In the past, the results have been predictable. When asked what should be done with the surplus in funding back during the 2013 legislative session, following the previous cuts to education to the tune of five billion dollars in 2011, Republicans chose "either limit government (51 percent) or lower property and business taxes (19 percent" over restoring funding to public education. The tendency towards limited government also colors Abbott's attacks on Davis' education plans. By making claims about the possible cost to the state of her education proposals, Abbott can talk about education in the context of limiting government: a one-two punch for conservative voters.

But this new poll shows some surprising areas of overlap, from Democrats to Tea Party Republicans. The focus of this shared support may be shocking to some: the majority of Texans polled believe that paying teachers better will improve the outcomes of Texas schools. According to the Texas Tribune, this was true for almost ninety percent of Democrats, sixty-five percent of Republicans, and fifty-two percent of Tea Party voters. The majority of Texans share a common belief that better paid teachers mean better education students.

Perhaps even more shocking: they also agree on increased funding for education. Almost seventy percent of those polled in February of this year said that increased funding - for public education - was an effective strategy for improving education in our state. This question split much more predictably on partisan lines, but slightly more Republicans supported education funding than those who didn't. In an election year when the Democrat at the top of the statewide ticket must appeal to moderate Texans and tap in to the issues that matter most to voters to increase turnout and ensure victory in November, that could be the margin that pushes Davis over the top.

The Tribune credits Abbott's education policies with staying more in tune with the attitudes that prevail once session begins, and for that reason suggests that Abbott may be better "threading the needle" of public opinion on education in Texas. This isn't necessarily true. This election cycle is not only about continuing to turn out the voters who have been engaged in the past, and the ones who were paying attention to the legislature in 2011 and 2013. Though the combined efforts of multiple statewide Democrat campaigns, the Texas Democratic Party, and Battleground Texas (just to name a few organizations active in this year's grassroots efforts toward increasing voter turnout), 2014 s the year of the new Texas voter - and the Davis campaign knows that.
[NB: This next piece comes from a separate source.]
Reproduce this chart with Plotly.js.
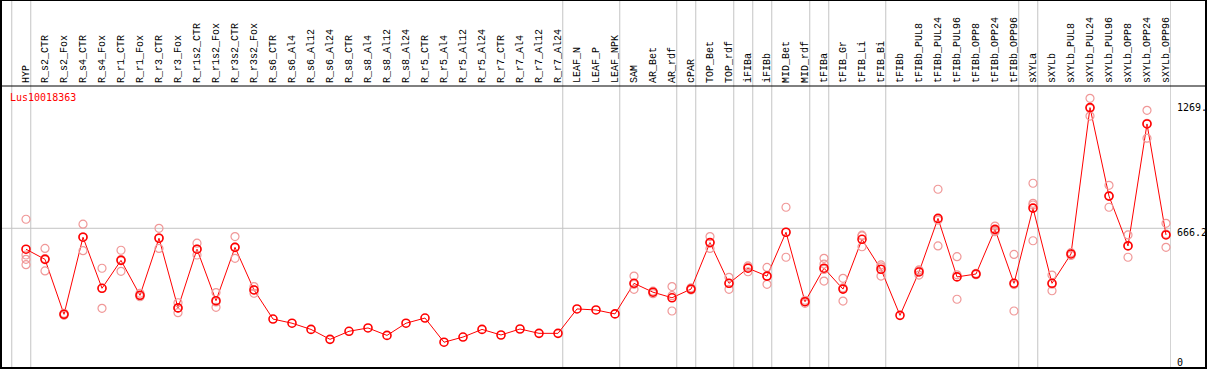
<!DOCTYPE html>
<html>
<head>
<meta charset="utf-8">
<script src="https://cdn.plot.ly/plotly-3.0.1.min.js"></script>
<style>html,body{margin:0;padding:0;background:#fff;}#chart{width:1209px;height:370px;}</style>
</head>
<body>
<div id="chart"></div>
<script>
// ---------------- data ----------------
const categories = ["HYP","R_s2_CTR","R_s2_Fox","R_s4_CTR","R_s4_Fox","R_r1_CTR","R_r1_Fox","R_r3_CTR","R_r3_Fox",
  "R_r1s2_CTR","R_r1s2_Fox","R_r3s2_CTR","R_r3s2_Fox","R_s6_CTR","R_s6_Al4","R_s6_Al12","R_s6_Al24",
  "R_s8_CTR","R_s8_Al4","R_s8_Al12","R_s8_Al24","R_r5_CTR","R_r5_Al4","R_r5_Al12","R_r5_Al24",
  "R_r7_CTR","R_r7_Al4","R_r7_Al12","R_r7_Al24","LEAF_N","LEAF_P","LEAF_NPK","SAM","AR_Bet","AR_rdf",
  "cPAR","TOP_Bet","TOP_rdf","iFIBa","iFIBb","MID_Bet","MID_rdf","tFIBa","tFIB_Gr","tFIB_Li","tFIB_Bi",
  "tFIBb","tFIBb_PUL8","tFIBb_PUL24","tFIBb_PUL96","tFIBb_OPP8","tFIBb_OPP24","tFIBb_OPP96",
  "sXYLa","sXYLb","sXYLb_PUL8","sXYLb_PUL24","sXYLb_PUL96","sXYLb_OPP8","sXYLb_OPP24","sXYLb_OPP96"];

const meanValues = [565,516,250,623,376,511,342,618,281,
  565,316,574,368,227,207,177,129,
  168,184,148,207,232,115,140,177,
  150,179,158,158,276,271,252,400,357,330,
  372,597,400,473,435,647,311,473,372,613,468,
  245,455,714,431,445,661,400,
  764,400,542,1250,822,581,1171,634];

const replicateValues = [
  [710,537,516,490],[569,460,520],[255,245,250],[686,558,625],[473,279,376],[560,458,515],[352,335,340],
  [666,569,620],[306,258,280],[594,537,565],[355,284,310],[626,521,575],[384,352,368],
  [],[],[],[],[],[],[],[],[],[],[],[],[],[],[],[],[],[],[],
  [435,371,395],[362,350,358],[384,266,340],[378,368,370],[626,569,597],[429,371,400],
  [484,456,478],[477,395,433],[768,526,647],[303,318,311],[521,411,493,467],[424,314,378],
  [629,577,633],[489,435,480],[],[440,465,460],[855,581,706],[529,323,441],[448,442],
  [677,650,656],[540,266,394],[884,787,606,779],[440,364,396],[535,548],[1295,1209,1246],
  [874,768,824],[634,526,583],[1237,1102,1174],[690,574,638]];

const groupEnds = ["HYP","R_r7_Al24","LEAF_NPK","AR_rdf","cPAR","TOP_rdf","iFIBa","iFIBb","MID_rdf",
  "tFIBa","tFIB_Bi","tFIBb_OPP96","sXYLa","sXYLb_OPP96"];

const geneName = "Lus10018363";
const axisLabels = [{v:1269.3, t:"1269."},{v:666.2, t:"666.2"},{v:0, t:"0"}];

// ---------------- layout geometry ----------------
const W=1209, H=370, L=1, R=1171, T=86, B=368;
const pxX = p => (p-L)/(R-L);
const pxY = p => (B-p)/(B-T);
const FONT = "DejaVu Sans Mono, monospace";
const TICKFONT = "Liberation Mono, monospace";

const repX=[], repY=[];
replicateValues.forEach((arr,i)=>arr.forEach(v=>{repX.push(categories[i]); repY.push(v);}));

const traces = [
  {x:categories, y:meanValues, type:'scatter', mode:'lines', hoverinfo:'skip',
   line:{color:'#ff0000', width:1}},
  {x:repX, y:repY, type:'scatter', mode:'markers', hoverinfo:'skip',
   marker:{symbol:'circle-open', size:8, color:'#f09898', line:{width:1.2, color:'#f09898'}}},
  {x:categories, y:meanValues, type:'scatter', mode:'markers',
   marker:{symbol:'circle-open', size:8, color:'#ff0000', line:{width:1.6, color:'#ff0000'}}}
];

const shapes = [];
groupEnds.forEach(name=>{
  const i = categories.indexOf(name);
  shapes.push({type:'line', xref:'x', yref:'paper', x0:i+0.25, x1:i+0.25, y0:0, y1:pxY(0),
    line:{color:'#c4c4c4', width:1}, layer:'below'});
});
shapes.push({type:'line', xref:'x', yref:'paper', x0:-0.75, x1:-0.75, y0:0, y1:pxY(0),
  line:{color:'#c4c4c4', width:1}, layer:'below'});
shapes.push({type:'line', xref:'paper', yref:'y', x0:0, x1:1, y0:axisLabels[1].v, y1:axisLabels[1].v,
  line:{color:'#c4c4c4', width:1}, layer:'below'});
shapes.push({type:'rect', xref:'paper', yref:'paper', x0:pxX(1), x1:pxX(1206), y0:pxY(368), y1:pxY(0),
  line:{color:'#000', width:2}, fillcolor:'rgba(0,0,0,0)'});
shapes.push({type:'line', xref:'paper', yref:'paper', x0:pxX(1), x1:pxX(1206), y0:1, y1:1,
  line:{color:'#000', width:1}});

const annotations = [
  {xref:'paper', yref:'paper', x:pxX(8), y:pxY(97), xanchor:'left', yanchor:'middle', showarrow:false,
   text:geneName, font:{family:FONT, size:10, color:'#ff0000'}}
];
axisLabels.forEach(a=>{
  annotations.push({xref:'paper', yref:'y', x:1, y:a.v, xanchor:'left', yanchor:'middle', xshift:4,
    yshift: a.v===0 ? 4 : -4, showarrow:false, text:a.t, font:{family:FONT, size:10, color:'#000'}});
});

const layout = {
  width:W, height:H,
  margin:{l:L, r:W-R, t:T, b:H-B, pad:0},
  paper_bgcolor:'#fff', plot_bgcolor:'#fff',
  showlegend:false,
  xaxis:{type:'category', categoryorder:'array', categoryarray:categories, side:'top',
    range:[(1-26)/19, (1171-26)/19], tickangle:-90,
    showgrid:false, zeroline:false, showline:false, ticks:'', ticklabelstandoff:2,
    tickfont:{family:TICKFONT, size:10, color:'#000'}, fixedrange:true},
  yaxis:{range:[-9.7, 1354.6], showgrid:false, zeroline:false, showline:false, showticklabels:false,
    ticks:'', fixedrange:true},
  shapes:shapes, annotations:annotations
};

Plotly.newPlot('chart', traces, layout, {displayModeBar:false, staticPlot:true});
</script>
</body>
</html>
If the new poll numbers are any indication, Texans across the board recognize the importance of better recognizing our teachers and funding our schools. Democrats at the state level have honed a message of support for education funding, while Republicans have not shied away from the spotlight when railing against it. Wendy Davis especially could gain from increasing statewide support for public education, since her first claim to filibuster fame was not in support of women's health - but to stand up against devastating cuts to our schools.